Um diesem Trend entgegen zu wirken, richten Friedhöfe Grabfelder mit Themen ein wie Natur, Baumarten, Stauden, Gemeinschaft oder Streuobstwiese. In Kiel wurde jüngst ein Garten der Weisheiten eröffnet. Auszubildende haben die Anlage für 60 Urnen wie einen Zen-Garten gestaltet. Dazu gehören Kieselsteine, fernöstliche Pflanzen sowie am Eingang Steine, mit denen man Gräber dekorieren kann. „Vor Jahren wäre das nicht gegangen, weil Kieselsteine auf Gräbern verboten waren“, sagt Steffens. Es hat sich viel verändert: Friedhöfe bergen keine Angst-Räume mehr, sondern haben sich zu Parkanlagen oder Treffpunkte für Trauende entwickelt. „Was gut für den Menschen ist, ist auch gut für den Friedhof. Wir möchten vieles ermöglichen, solange es den Nachbarn nicht stört“, sagt er.
Doch nicht nur die Naturnähe macht einen Friedhof aus, auch sein Service, Sanitäranlagen und Busanbindungen bringen Vorteile. Und weil viele ältere Menschen den städtischen Urnenfriedhof in Kiel besuchen und manch einem der Gang über das weiträumige Areal schwerfällt, stellt das Grünflächenamt einen Rollstuhl zur Verfügung. Friedhofsleiter Jörg Hantelmann hat noch mehr Ideen: „Wir haben eine Fläche für die Bestattung in einer Bios-Urne angelegt: Sie hat eine Kammer für die Asche des Verstorbenen und eine für ein Substrat mit Pflanze, die neues Leben schafft.“

Förderverein für bessere Vermarktung

Um sich besser vermarkten zu können, haben die Friedhöfe der Nordkirche einen Förderverein gegründet. „Die Bestattungskultur verändert sich schnell, darauf müssen die kirchlichen Friedhöfe reagieren“, sagt Dirk Abts, Friedhofsbeauftragter des Kirchenkreises Hamburg-Ost.
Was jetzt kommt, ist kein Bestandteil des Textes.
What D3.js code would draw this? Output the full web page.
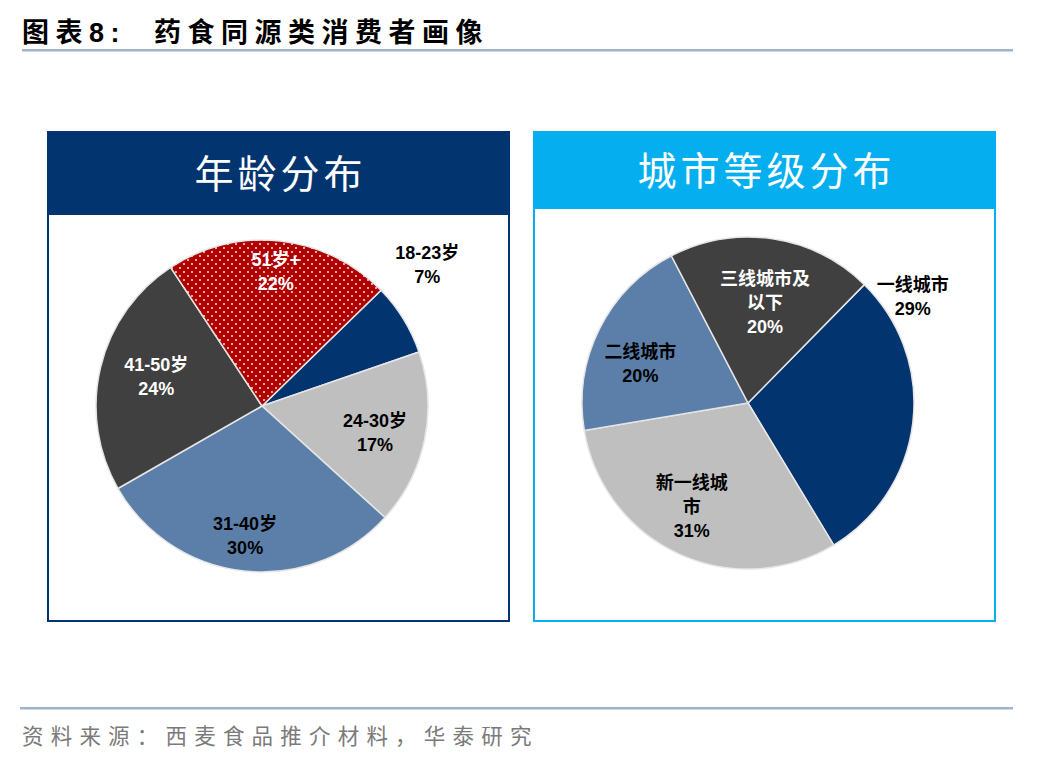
<!DOCTYPE html>
<html>
<head>
<meta charset="utf-8">
<script src="https://cdn.jsdelivr.net/npm/d3@7"></script>
<style>
    body { margin: 0; background: #fff; }
    text { font-family: "Liberation Sans", Arial, "Noto Sans CJK SC", sans-serif; }
    .cjk { font-family: "Noto Sans CJK SC", sans-serif; }
    .slice { stroke: #e6e6e6; stroke-width: 1.5px; }
    .lbl { font-size: 18px; font-weight: bold; }
</style>
</head>
<body>
<script>
// chart data
const titleText = "图表8:  药食同源类消费者画像";
const sourceText = "资料来源：西麦食品推介材料，华泰研究";

const agePanelTitle = "年龄分布";
const ageLabels = ["18-23岁", "24-30岁", "31-40岁", "41-50岁", "51岁+"];
const ageValues = [7, 17, 30, 24, 22];

const cityPanelTitle = "城市等级分布";
const cityLabels = ["一线城市", "新一线城市", "二线城市", "三线城市及以下"];
const cityLines = [["一线城市"], ["新一线城", "市"], ["二线城市"], ["三线城市及", "以下"]];
const cityValues = [29, 31, 20, 20];

// layout
const W = 1048, H = 760;
const svg = d3.select("body").append("svg")
    .attr("width", W)
    .attr("height", H);

// dotted pattern for the 51+ slice
let pat = svg.append("defs").append("pattern")
    .attr("id", "dots")
    .attr("patternUnits", "userSpaceOnUse")
    .attr("width", 8).attr("height", 8);
pat.append("rect").attr("width", 8).attr("height", 8).attr("fill", "#b00000");
pat.append("circle").attr("cx", 2).attr("cy", 2).attr("r", 0.9).attr("fill", "#fff");
pat.append("circle").attr("cx", 6).attr("cy", 6).attr("r", 0.9).attr("fill", "#fff");

// title + rules
svg.append("text")
    .attr("x", 22).attr("y", 42)
    .attr("font-size", 27).attr("font-weight", "bold")
    .attr("letter-spacing", 6.5)
    .attr("xml:space", "preserve")
    .text(titleText);
svg.append("rect").attr("x", 22).attr("y", 49).attr("width", 991).attr("height", 2.5).attr("fill", "#9fb3cc");
svg.append("rect").attr("x", 20).attr("y", 707).attr("width", 993).attr("height", 2.5).attr("fill", "#9fb3cc");
svg.append("text")
    .attr("class", "cjk")
    .attr("x", 22).attr("y", 744)
    .attr("font-size", 21.5).attr("fill", "#7a7a7a")
    .attr("letter-spacing", 7.2)
    .text(sourceText);

function panel(x, y, w, h, headH, color, title) {
    let g = svg.append("g");
    g.append("rect")
        .attr("x", x).attr("y", y).attr("width", w).attr("height", h)
        .attr("fill", "#fff").attr("stroke", color).attr("stroke-width", 2);
    g.append("rect")
        .attr("x", x).attr("y", y).attr("width", w).attr("height", headH)
        .attr("fill", color);
    g.append("text")
        .attr("class", "cjk")
        .attr("x", x + w / 2 + 2).attr("y", y + headH / 2 + 14)
        .attr("text-anchor", "middle")
        .attr("fill", "#fff").attr("font-size", 39)
        .attr("letter-spacing", 4)
        .text(title);
}

panel(48, 132, 461, 489, 83, "#02346f", agePanelTitle);
panel(534, 132, 461, 489, 77, "#05aeee", cityPanelTitle);

function drawPie(cx, cy, r, values, startDeg, colors, lines, textColors, spots) {
    let pie = d3.pie().sort(null)
        .startAngle(startDeg * Math.PI / 180)
        .endAngle((startDeg + 360) * Math.PI / 180);
    let arcs = pie(values);
    let arc = d3.arc().innerRadius(0).outerRadius(r);
    let g = svg.append("g").attr("transform", "translate(" + cx + "," + cy + ")");

    g.selectAll("path")
        .data(arcs)
        .join("path")
        .attr("class", "slice")
        .attr("d", arc)
        .attr("fill", (d, i) => colors[i]);

    // label at a fraction of the radius, with optional angle shift
    arcs.forEach((d, i) => {
        let a = (d.startAngle + d.endAngle) / 2 + spots[i][1] * Math.PI / 180;
        let rr = r * spots[i][0];
        let lx = Math.sin(a) * rr, ly = -Math.cos(a) * rr;
        let ls = lines[i];
        let lineH = 24;
        let t = g.append("text")
            .attr("class", "lbl")
            .attr("text-anchor", "middle")
            .attr("fill", textColors[i]);
        ls.forEach((s, k) => {
            t.append("tspan")
                .attr("x", lx)
                .attr("y", ly + (k - (ls.length - 1) / 2) * lineH + 6)
                .text(s);
        });
    });
}

// age pie
drawPie(262, 406, 166, ageValues, 45.8,
    ["#02346f", "#bfbfbf", "#5b7fa9", "#404040", "url(#dots)"],
    ageLabels.map((l, i) => [l, ageValues[i] + "%"]),
    ["#000", "#000", "#000", "#fff", "#fff"],
    [[1.31, -8.9], [0.70, 2], [0.79, 1.2], [0.66, 1.8], [0.81, -0.3]]);

// city pie
drawPie(748, 403, 166, cityValues, 44.5,
    ["#02346f", "#bfbfbf", "#5b7fa9", "#404040"],
    cityLines.map((l, i) => l.concat([cityValues[i] + "%"])),
    ["#000", "#000", "#000", "#fff"],
    [[1.18, -39.4], [0.71, 3.8], [0.69, -6.5], [0.61, 1.1]]);
</script>
</body>
</html>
Bestattungsgesetze würden lockerer, und die Konkurrenz, wie durch kommerziell betriebene Bestattungswälder, größer. Hinzu käme, dass vielen der Unterschied zwischen einem kirchlichen und einem kommunalen Friedhof gar nicht bewusst sei. Und so unterstützt der Verein seine Mitglieder bei Aktionen mit Öffentlichkeitsarbeit.